Les policiers procèdent à l’arrestation du propriétaire du Laurier Palace, Ameen Lawand, et de quelques employés du cinéma. Ils sont accusés de négligence criminelle pour avoir laissé entrer des centaines d’enfants non accompagnés. Ameen Lawand, tenu criminellement responsable de l’événement, évite la prison pour homicide grâce à un report de procès, et il semble qu’il n’ait pas été poursuivi.

Une fois accomplie la mission de la commission royale d’enquête dont il est responsable, le juge Louis Boyer émet son rapport, où il conclut que la panique a été la cause principale de la mort des 77 enfants décédés dans les escaliers. Il ne recommande pas la fermeture des cinémas le dimanche, si fortement réclamée par le clergé. Toutefois, en 1928, une loi est adoptée pour interdire l’accès des salles aux moins de 16 ans. Ce qui fut fait durant plus de 40 ans. La loi précise aussi les mesures de sécurité à respecter dans les cinémas et les théâtres, dont la présence de portes paniques que l’on doit pouvoir ouvrir de l’intérieur en tout temps.

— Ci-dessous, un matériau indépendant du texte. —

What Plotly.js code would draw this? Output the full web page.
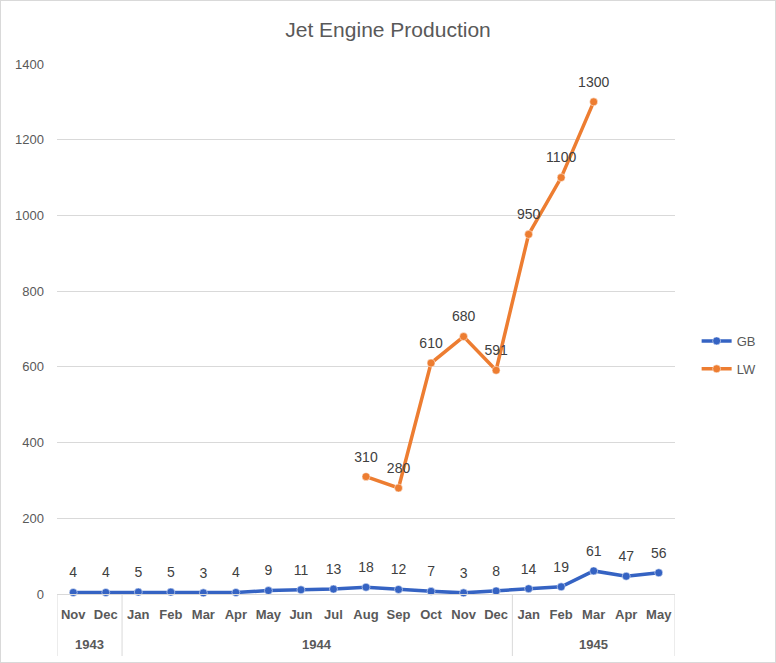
<!DOCTYPE html>
<html>
<head>
<meta charset="utf-8">
<script src="https://cdn.plot.ly/plotly-3.0.1.min.js"></script>
<style>
  body { margin: 0; }
  #chart { width: 774px; height: 661px; border: 1px solid #d9d9d9; }
</style>
</head>
<body>
<div id="chart"></div>
<script>
var years = ["1943", "1943", "1944", "1944", "1944", "1944", "1944", "1944", "1944", "1944",
             "1944", "1944", "1944", "1944", "1945", "1945", "1945", "1945", "1945"];
var months = ["Nov", "Dec", "Jan", "Feb", "Mar", "Apr", "May", "Jun", "Jul", "Aug",
              "Sep", "Oct", "Nov", "Dec", "Jan", "Feb", "Mar", "Apr", "May"];
var gb = [4, 4, 5, 5, 3, 4, 9, 11, 13, 18, 12, 7, 3, 8, 14, 19, 61, 47, 56];
var lw = [null, null, null, null, null, null, null, null, null, 310,
          280, 610, 680, 591, 950, 1100, 1300, null, null];

var textColor = "#595959";
var gridColor = "#d9d9d9";
var idx = months.map(function (m, i) { return i; });

function series(name, vals, color) {
  return {
    x: idx,
    y: vals,
    name: name,
    legendgroup: name,
    type: "scatter",
    mode: "lines+markers",
    connectgaps: false,
    line: { color: color, width: 3.5 },
    marker: { color: color, size: 8, line: { color: "#ffffff", width: 0.5 } },
    cliponaxis: false
  };
}

// data labels on a transparent marker layer so they sit a bit higher
function labels(name, vals) {
  return {
    x: idx,
    y: vals,
    name: name + " labels",
    type: "scatter",
    mode: "markers+text",
    showlegend: false,
    hoverinfo: "skip",
    text: vals.map(function (v) { return v === null ? "" : String(v); }),
    textposition: "top center",
    textfont: { size: 14, color: "#404040" },
    marker: { size: 17, color: "rgba(0,0,0,0)" },
    cliponaxis: false
  };
}

var data = [
  series("GB", gb, "#3563C3"),
  series("LW", lw, "#ED7D31"),
  labels("GB", gb),
  labels("LW", lw)
];

// year groups: label in the middle, divider lines at the edges
var groups = [];
years.forEach(function (y, i) {
  var g = groups[groups.length - 1];
  if (g && g.year === y) { g.end = i; }
  else { groups.push({ year: y, start: i, end: i }); }
});

var shapes = [];
var annotations = [];
groups.forEach(function (g, k) {
  if (k === 0) {
    shapes.push({ type: "line", xref: "x", yref: "paper", x0: g.start - 0.5, x1: g.start - 0.5,
                  y0: 0, y1: -0.117, line: { color: gridColor, width: 1 } });
  }
  shapes.push({ type: "line", xref: "x", yref: "paper", x0: g.end + 0.5, x1: g.end + 0.5,
                y0: 0, y1: -0.117, line: { color: gridColor, width: 1 } });
  annotations.push({ xref: "x", yref: "paper", x: (g.start + g.end) / 2, y: -0.096,
                     text: g.year, showarrow: false, yanchor: "middle",
                     font: { size: 13, color: textColor, weight: "bold" } });
});

var layout = {
  width: 774,
  height: 661,
  margin: { l: 56, r: 100, t: 63, b: 68, autoexpand: false },
  paper_bgcolor: "#ffffff",
  plot_bgcolor: "#ffffff",
  font: { family: "Liberation Sans, Arial, sans-serif", color: textColor, size: 12 },
  title: {
    text: "Jet Engine Production",
    font: { size: 21, color: textColor },
    x: 0.5,
    xanchor: "center",
    y: 0.957,
    yanchor: "middle"
  },
  xaxis: {
    range: [-0.5, months.length - 0.5],
    tickvals: idx,
    ticktext: months,
    tickangle: 0,
    showgrid: false,
    zeroline: false,
    showline: true,
    linecolor: gridColor,
    linewidth: 1,
    ticks: "",
    ticklabelstandoff: 8,
    tickfont: { size: 13, color: textColor, weight: "bold" }
  },
  yaxis: {
    range: [0, 1400],
    dtick: 200,
    showgrid: true,
    gridcolor: gridColor,
    zeroline: false,
    showline: false,
    ticks: "",
    ticklabelstandoff: 12,
    tickfont: { size: 13, color: textColor }
  },
  legend: {
    x: 1.035,
    xanchor: "left",
    y: 0.451,
    yanchor: "middle",
    font: { size: 13, color: textColor },
    tracegroupgap: 8,
    itemwidth: 30
  },
  shapes: shapes,
  annotations: annotations,
  showlegend: true
};

Plotly.newPlot("chart", data, layout, { displayModeBar: false, staticPlot: true });
</script>
</body>
</html>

Plusieurs vieux théâtres doivent fermer à cause de la nouvelle règlementation.

Peu de traces subsistent de ce terrible incendie. Une simple plaque rappelle le lieu de la tragédie, sur le bâtiment situé au 3215, rue Sainte-Catherine Est. L’adresse a changé, mais c’est bien là que se trouvait le Laurier Palace, remplacé aujourd’hui par une église évangélique. Le père d’une des victimes a aussi fait ériger un monument commémoratif au cimetière Notre-Dame-des-Neiges.

Les Lawand, des acteurs importants dans l’histoire du cinéma montréalais

Ameen Lawand s’y connaît en cinéma lorsqu’il devient propriétaire du Laurier Palace. Dès 1909, il se procure un projecteur de Léo-Ernest Ouimet avec ses frères Eli, Joseph, Najeeb et Abraham, ainsi que sa sœur Katbe, pour effectuer des projections au King Edward, sur la rue Saint-Laurent. Au fil du temps, ces immigrants libanais-syriens se taillent une place de choix dans l’industrie du cinéma à Montréal. La famille possède plusieurs salles, dont le Dominion, rue Papineau (actuellement La Tulipe) et le Rialto, sur l’avenue du Parc. Ce dernier passe aux mains de la United Amusement, une chaîne rivale, en 1924.

Les Lawand répliquent quelques années plus tard en créant la Confederation Amusement Ltd., qui occupe pendant une dizaine d’années le premier rang des chaînes de salles indépendantes à Montréal. On lui doit, entre autres, la création du théâtre Outremont, en 1929, qui se fait remarquer par son style Art déco. Mais en 1938, la United Amusement reprend le dessus en s’appropriant les salles de ses compétiteurs, grâce à ses liens avec la puissante Famous Players Canadian Corporation.